= Forest Oaks Country Club =

Golf course in Greensboro, North Carolina

The Forest Oaks Country Club is located in Greensboro, North Carolina. It is primarily known for its golf course with the PGA Tour event held there from 1977 through 2007: the Wyndham Championship, formerly the Greater Greensboro Chrysler Classic, and the Greater Greensboro Open (GGO). The club was established in 1962 and has recently converted to a semi-private facility.

==Amenities==
The golf course at Forest Oaks has five sets of tees making it accessible for golfers of varying skill levels. In addition, it has a six lane swimming pool, six lighted clay tennis courts, and six pickleball courts.
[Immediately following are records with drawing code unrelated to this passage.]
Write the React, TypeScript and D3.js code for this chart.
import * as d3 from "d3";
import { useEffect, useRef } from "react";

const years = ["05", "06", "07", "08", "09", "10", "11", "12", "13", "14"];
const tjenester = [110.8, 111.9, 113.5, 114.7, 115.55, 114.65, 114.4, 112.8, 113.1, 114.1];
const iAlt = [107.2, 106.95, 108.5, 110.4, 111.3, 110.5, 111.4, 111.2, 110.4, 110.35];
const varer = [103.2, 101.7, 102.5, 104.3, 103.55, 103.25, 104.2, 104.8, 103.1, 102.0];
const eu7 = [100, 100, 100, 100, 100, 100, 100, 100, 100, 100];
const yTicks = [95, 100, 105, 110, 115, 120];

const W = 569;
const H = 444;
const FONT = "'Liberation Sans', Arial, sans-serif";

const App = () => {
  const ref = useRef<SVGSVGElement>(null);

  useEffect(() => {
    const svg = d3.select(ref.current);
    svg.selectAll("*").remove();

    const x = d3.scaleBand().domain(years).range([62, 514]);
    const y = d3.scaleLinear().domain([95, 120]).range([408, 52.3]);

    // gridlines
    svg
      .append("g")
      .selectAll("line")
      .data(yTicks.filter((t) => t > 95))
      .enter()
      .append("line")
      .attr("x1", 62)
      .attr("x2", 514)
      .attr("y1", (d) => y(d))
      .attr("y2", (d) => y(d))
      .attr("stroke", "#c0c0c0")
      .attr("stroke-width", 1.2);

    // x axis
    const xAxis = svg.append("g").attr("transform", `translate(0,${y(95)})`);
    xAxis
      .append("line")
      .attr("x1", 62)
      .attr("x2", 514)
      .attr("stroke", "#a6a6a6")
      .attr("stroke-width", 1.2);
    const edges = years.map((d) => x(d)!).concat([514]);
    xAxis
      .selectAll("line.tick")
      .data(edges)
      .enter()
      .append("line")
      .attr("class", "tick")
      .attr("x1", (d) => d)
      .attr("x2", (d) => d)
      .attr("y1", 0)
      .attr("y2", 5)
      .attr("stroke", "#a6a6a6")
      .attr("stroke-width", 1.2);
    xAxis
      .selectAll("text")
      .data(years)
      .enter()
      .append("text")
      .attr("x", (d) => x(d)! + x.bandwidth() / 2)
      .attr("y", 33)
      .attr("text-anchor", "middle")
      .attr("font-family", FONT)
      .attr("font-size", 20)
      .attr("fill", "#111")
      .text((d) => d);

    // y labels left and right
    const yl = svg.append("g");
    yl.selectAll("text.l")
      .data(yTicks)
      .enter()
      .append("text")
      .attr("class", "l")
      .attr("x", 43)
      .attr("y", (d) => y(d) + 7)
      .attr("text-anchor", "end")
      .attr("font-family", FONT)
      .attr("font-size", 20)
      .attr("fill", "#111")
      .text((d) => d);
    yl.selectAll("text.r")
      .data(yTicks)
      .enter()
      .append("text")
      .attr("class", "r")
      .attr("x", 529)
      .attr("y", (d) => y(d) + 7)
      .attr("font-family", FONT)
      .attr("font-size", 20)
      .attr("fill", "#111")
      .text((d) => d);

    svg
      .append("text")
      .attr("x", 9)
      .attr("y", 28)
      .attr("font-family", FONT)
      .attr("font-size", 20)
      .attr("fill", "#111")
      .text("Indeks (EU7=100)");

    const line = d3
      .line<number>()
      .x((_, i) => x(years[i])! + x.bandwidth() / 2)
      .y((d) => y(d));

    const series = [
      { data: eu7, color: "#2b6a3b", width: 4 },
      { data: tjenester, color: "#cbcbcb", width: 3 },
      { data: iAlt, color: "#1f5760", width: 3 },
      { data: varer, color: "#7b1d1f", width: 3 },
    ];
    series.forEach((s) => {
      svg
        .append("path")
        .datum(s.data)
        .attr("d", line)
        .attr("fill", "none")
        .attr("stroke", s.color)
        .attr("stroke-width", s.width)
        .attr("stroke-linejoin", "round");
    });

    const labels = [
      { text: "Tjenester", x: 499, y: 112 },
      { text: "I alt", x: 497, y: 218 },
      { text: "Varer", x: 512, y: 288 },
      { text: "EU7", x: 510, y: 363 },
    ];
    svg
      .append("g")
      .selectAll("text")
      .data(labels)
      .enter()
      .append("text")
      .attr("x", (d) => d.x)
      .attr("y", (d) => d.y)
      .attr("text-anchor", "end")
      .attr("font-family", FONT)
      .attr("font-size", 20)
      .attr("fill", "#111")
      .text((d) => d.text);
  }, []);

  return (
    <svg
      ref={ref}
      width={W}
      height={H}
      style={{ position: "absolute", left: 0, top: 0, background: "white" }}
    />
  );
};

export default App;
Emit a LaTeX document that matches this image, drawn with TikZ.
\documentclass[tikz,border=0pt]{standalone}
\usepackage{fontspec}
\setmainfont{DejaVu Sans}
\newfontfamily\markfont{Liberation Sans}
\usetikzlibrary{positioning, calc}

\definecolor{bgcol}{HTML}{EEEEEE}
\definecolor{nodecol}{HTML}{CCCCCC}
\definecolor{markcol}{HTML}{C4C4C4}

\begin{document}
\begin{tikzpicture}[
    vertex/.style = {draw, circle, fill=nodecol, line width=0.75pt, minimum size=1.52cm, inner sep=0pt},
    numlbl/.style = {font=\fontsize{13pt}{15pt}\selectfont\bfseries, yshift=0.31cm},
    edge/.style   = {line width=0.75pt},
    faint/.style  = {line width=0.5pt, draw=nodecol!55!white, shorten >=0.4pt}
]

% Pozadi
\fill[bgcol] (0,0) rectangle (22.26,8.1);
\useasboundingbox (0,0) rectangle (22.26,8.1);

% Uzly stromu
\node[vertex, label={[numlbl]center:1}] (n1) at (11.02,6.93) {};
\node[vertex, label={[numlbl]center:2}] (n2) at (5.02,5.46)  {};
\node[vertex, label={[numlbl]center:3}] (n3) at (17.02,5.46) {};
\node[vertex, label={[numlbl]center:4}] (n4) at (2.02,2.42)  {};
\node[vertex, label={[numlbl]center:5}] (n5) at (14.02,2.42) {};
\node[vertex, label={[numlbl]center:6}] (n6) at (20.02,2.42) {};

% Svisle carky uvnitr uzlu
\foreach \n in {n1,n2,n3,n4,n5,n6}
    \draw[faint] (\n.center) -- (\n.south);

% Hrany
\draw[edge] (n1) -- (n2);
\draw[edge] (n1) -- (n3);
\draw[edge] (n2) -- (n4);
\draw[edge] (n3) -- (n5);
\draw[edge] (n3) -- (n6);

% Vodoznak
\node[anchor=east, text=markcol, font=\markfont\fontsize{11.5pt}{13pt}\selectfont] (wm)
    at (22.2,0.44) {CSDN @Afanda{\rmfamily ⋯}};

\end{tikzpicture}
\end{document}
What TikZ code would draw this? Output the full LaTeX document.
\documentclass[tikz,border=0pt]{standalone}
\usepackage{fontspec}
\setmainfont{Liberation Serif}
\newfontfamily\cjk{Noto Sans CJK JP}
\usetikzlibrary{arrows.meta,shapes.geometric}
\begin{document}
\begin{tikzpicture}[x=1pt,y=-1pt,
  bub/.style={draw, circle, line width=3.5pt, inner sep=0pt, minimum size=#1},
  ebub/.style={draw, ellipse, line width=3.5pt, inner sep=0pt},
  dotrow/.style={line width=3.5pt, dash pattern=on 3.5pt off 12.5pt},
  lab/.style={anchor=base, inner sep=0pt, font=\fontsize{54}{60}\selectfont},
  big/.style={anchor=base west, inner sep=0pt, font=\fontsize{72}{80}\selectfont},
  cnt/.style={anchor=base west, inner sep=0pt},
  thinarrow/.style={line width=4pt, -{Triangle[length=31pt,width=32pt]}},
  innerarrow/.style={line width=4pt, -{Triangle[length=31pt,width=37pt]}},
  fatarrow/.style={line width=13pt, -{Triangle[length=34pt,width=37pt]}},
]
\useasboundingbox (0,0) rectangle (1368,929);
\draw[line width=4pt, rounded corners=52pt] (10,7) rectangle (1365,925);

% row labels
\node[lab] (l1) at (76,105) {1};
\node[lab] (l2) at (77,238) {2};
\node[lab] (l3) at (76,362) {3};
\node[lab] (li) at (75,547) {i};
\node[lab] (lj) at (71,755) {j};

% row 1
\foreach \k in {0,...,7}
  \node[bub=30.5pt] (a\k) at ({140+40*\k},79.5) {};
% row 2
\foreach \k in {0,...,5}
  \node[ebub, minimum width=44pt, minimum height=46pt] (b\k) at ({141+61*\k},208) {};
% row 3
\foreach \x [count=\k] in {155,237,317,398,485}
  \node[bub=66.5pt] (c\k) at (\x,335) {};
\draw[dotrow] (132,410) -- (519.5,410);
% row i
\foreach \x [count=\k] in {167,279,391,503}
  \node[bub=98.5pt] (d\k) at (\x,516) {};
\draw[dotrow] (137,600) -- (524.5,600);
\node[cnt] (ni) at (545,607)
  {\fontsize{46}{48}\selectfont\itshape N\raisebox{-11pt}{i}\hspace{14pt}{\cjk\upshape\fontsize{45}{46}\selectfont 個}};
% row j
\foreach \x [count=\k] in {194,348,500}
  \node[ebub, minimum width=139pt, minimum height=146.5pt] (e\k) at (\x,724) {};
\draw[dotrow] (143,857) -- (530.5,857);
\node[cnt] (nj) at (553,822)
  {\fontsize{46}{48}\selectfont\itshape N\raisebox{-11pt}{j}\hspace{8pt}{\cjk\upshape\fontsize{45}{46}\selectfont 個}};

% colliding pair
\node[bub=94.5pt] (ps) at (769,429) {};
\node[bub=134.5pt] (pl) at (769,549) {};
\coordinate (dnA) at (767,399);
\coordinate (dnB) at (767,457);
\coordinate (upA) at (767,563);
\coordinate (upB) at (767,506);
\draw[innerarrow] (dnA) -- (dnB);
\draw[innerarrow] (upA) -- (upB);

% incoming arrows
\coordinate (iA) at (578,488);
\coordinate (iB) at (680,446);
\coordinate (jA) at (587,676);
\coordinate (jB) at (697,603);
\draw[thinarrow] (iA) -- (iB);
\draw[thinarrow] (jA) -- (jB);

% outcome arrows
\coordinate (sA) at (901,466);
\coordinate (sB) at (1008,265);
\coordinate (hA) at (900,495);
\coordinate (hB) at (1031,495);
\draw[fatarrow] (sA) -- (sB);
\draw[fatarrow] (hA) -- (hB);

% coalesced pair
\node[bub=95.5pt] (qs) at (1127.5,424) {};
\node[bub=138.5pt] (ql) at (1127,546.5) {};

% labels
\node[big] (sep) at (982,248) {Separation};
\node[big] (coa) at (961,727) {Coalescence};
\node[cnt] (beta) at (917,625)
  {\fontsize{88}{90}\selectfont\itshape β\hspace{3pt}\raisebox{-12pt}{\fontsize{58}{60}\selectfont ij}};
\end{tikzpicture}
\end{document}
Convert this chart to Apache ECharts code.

It also offers the standard range of country club resources: meals and drinks at the clubhouse bar and restaurant, golf and tennis lessons, and the ability to host private events.

==Golf course==
The course at Forest Oaks was originally designed by Ellis Maples and opened in 1962. It underwent only minor alterations until 2002, when golfer Davis Love III was hired to redesign it. The fairways are grassed by Tift Sport Bermuda grass and the greens with a mix of A4 and A1 bentgrass. Par for the course is 72 and it has a slope rating of 135. Golf World Magazine gave the new course a 4.7 rating out of a possible 5.0.